Posted by: Jeanie at June 26, 2006 02:31 PM

I keep getting myself drawin to this short thread. I think Adam has moved on to the next post, but I have a basic cultural code that I think Microsoft ought to adopt. It is an American more, but I think the jist of it is a universal truth, lest millions would not be breaking laws to get here (America).

Here it is:

"The right of the people to be secure in their persons, houses, papers, and effects, against unreasonable searches and seizures, shall not be violated, and no warrants shall issue, but upon probable cause, supported by oath or affirmation, and particularly describing the place to be searched, and the persons or things to be seized."

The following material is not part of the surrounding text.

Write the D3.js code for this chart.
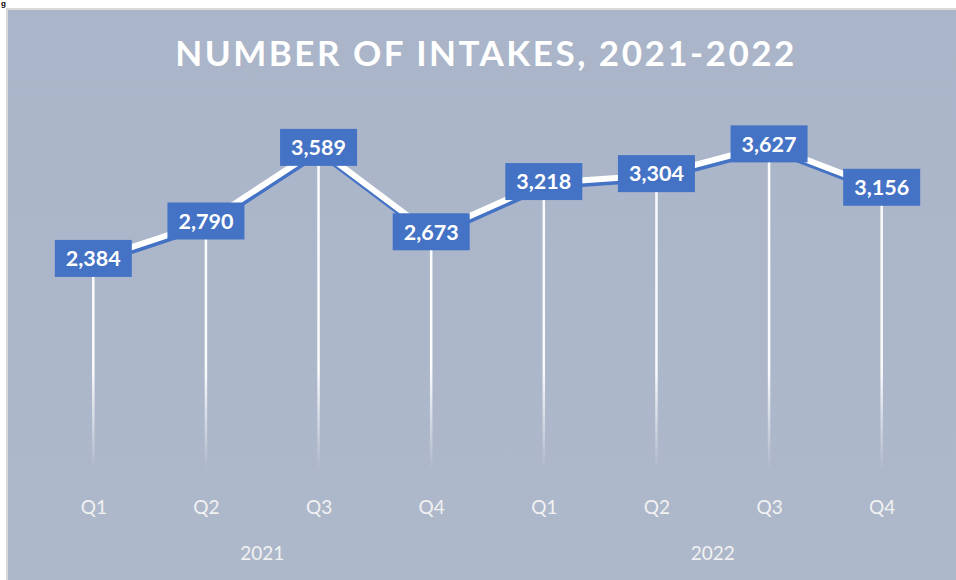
<!DOCTYPE html>
<html><head><meta charset="utf-8">
<script src="https://cdn.jsdelivr.net/npm/d3@7"></script>
<style>html,body{margin:0;padding:0;background:#fff;overflow:hidden}svg{display:block}</style>
</head><body>
<svg id="c" width="956" height="580"></svg>
<script>
const quarters = ["Q1","Q2","Q3","Q4","Q1","Q2","Q3","Q4"];
const years = ["2021","2022"];
const intakes = [2384, 2790, 3589, 2673, 3218, 3304, 3627, 3156];
const title = "NUMBER OF INTAKES, 2021-2022";

const svg = d3.select("#c");
const W = 956, H = 580;
const font = "Lato, 'Open Sans', sans-serif";

// caption fragment above chart
svg.append("text").attr("x", 1).attr("y", 6).attr("font-family","Liberation Sans, Arial")
  .attr("font-weight","bold").attr("font-size",8).attr("fill","#000").text("g");

// chart area
const bg = svg.append("g");
bg.append("rect").attr("x",6).attr("y",8).attr("width",W-6).attr("height",H-8).attr("fill","#d9d9d9");
const defs = svg.append("defs");
const bgGrad = defs.append("linearGradient").attr("id","bgg").attr("x1",0).attr("y1",0).attr("x2",0).attr("y2",1);
bgGrad.append("stop").attr("offset","0%").attr("stop-color","#aab5c9");
bgGrad.append("stop").attr("offset","100%").attr("stop-color","#aeb8cb");
bg.append("rect").attr("x",8).attr("y",10).attr("width",W-8).attr("height",H-10).attr("fill","url(#bgg)");

const dropGrad = defs.append("linearGradient").attr("id","dg").attr("gradientUnits","userSpaceOnUse")
  .attr("x1",0).attr("y1",370).attr("x2",0).attr("y2",470);
dropGrad.append("stop").attr("offset","0%").attr("stop-color","#ffffff").attr("stop-opacity",0.95);
dropGrad.append("stop").attr("offset","100%").attr("stop-color","#ffffff").attr("stop-opacity",0);

// title
svg.append("text").attr("x",486).attr("y",66).attr("text-anchor","middle")
  .attr("font-family",font).attr("font-weight","bold").attr("font-size",35)
  .attr("letter-spacing",2.5).attr("fill","#ffffff").text(title);

// scales
const idx = d3.range(intakes.length);
const x = d3.scalePoint().domain(idx).range([37, 938]).padding(0.5);
const y = d3.scaleLinear().domain([0, 4000]).range([479.6, 111]);
const dropBottom = 470;

// drop lines
svg.append("g").selectAll("line").data(idx).join("line")
  .attr("x1", i => x(i)).attr("x2", i => x(i))
  .attr("y1", i => y(intakes[i])).attr("y2", dropBottom)
  .attr("stroke","url(#dg)").attr("stroke-width",2.5);

// line with blue shadow
const line = d3.line().x(i => x(i)).y(i => y(intakes[i]));
svg.append("path").datum(idx).attr("d", line).attr("transform","translate(1,3.5)")
  .attr("fill","none").attr("stroke","#4472c4").attr("stroke-width",6).attr("stroke-linejoin","round");
svg.append("path").datum(idx).attr("d", line)
  .attr("fill","none").attr("stroke","#ffffff").attr("stroke-width",6).attr("stroke-linejoin","round");

// labels
const fmt = d3.format(",");
const lab = svg.append("g").selectAll("g").data(idx).join("g")
  .attr("transform", i => `translate(${x(i)},${y(intakes[i])-1.5})`);
lab.append("rect").attr("x",-38.5).attr("y",-18.5).attr("width",77).attr("height",37).attr("fill","#4472c4");
lab.append("text").attr("text-anchor","middle").attr("dy","0.36em")
  .attr("font-family",font).attr("font-weight","bold").attr("font-size",21.5).attr("fill","#ffffff")
  .text(i => fmt(intakes[i]));

// x axis labels
const axis = d3.axisBottom(x).tickSize(0).tickFormat(i => quarters[i]);
const ag = svg.append("g").attr("transform","translate(0,497)").call(axis);
ag.select(".domain").remove();
ag.selectAll("text").attr("font-family",font).attr("font-size",19).attr("fill","#f2f2f2").attr("dy","0.71em");

// years
years.forEach((yr, k) => {
  const sub = idx.filter(i => Math.floor(i/4) === k);
  const cx = (x(sub[0]) + x(sub[sub.length-1]))/2;
  svg.append("text").attr("x",cx).attr("y",560).attr("text-anchor","middle")
    .attr("font-family",font).attr("font-size",19).attr("fill","#f2f2f2").text(yr);
});
</script>
</body></html>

The trend for software tends not to see this basic cultural code ingrained in most of us. What does the constitution have to do with software anyway? Think about it.

Posted by: keeperplanet at June 26, 2006 07:54 PM

I'm still around. Jeanie, if I knew what the global cultural code was for software, then I would probably be a high-priced consultant selling the information back to Microsoft. Rapaille said that it took a while to figure out the global code for a shampoo (Pantene), I don't know what it would be for software. I'm sure he'd be happy for us to hire him to tell us, if he isn't busy on the PT Cruiser 2.0.

KP, it seems you are saying that "security" is the basic code for software. It's an interesting suggestion. Certainly the company is pursuing security but I don't know if we have internalized it. Or if our heroes, myths, and rituals are those that celebrate security.

If I personally lay down in a dark room and thought about my first experiences with a computer (to discover my reptilian hot button), I would probably think of something personal and fun. That is, a computer that does what I tell it to, and where I enjoy interacting with it. NOT a computer that refuses to cut-and-paste the text the way I want, or grays out the menu selection I want to use, or mysteriously freezes up for 30 seconds.

- adam

Posted by: Adam Barr at June 26, 2006 10:43 PM

Misunderstanding seems to be catching here. I was saying that everything Microsoft has produced up till now has ignored what both of us would think of as personal and fun and instead has created something that offers little security to the individual user and lots of security (and access) to others, i.e., My Corporate Masters, CIA, NSA, Mickey Mouse, you name it, but not the individual user. Apple I think has tapped into this individual need and sacrificed the other. I suspect that Google and Yahoo and other web based providers will work extremely hard at convincing us its fun while providing security for the one.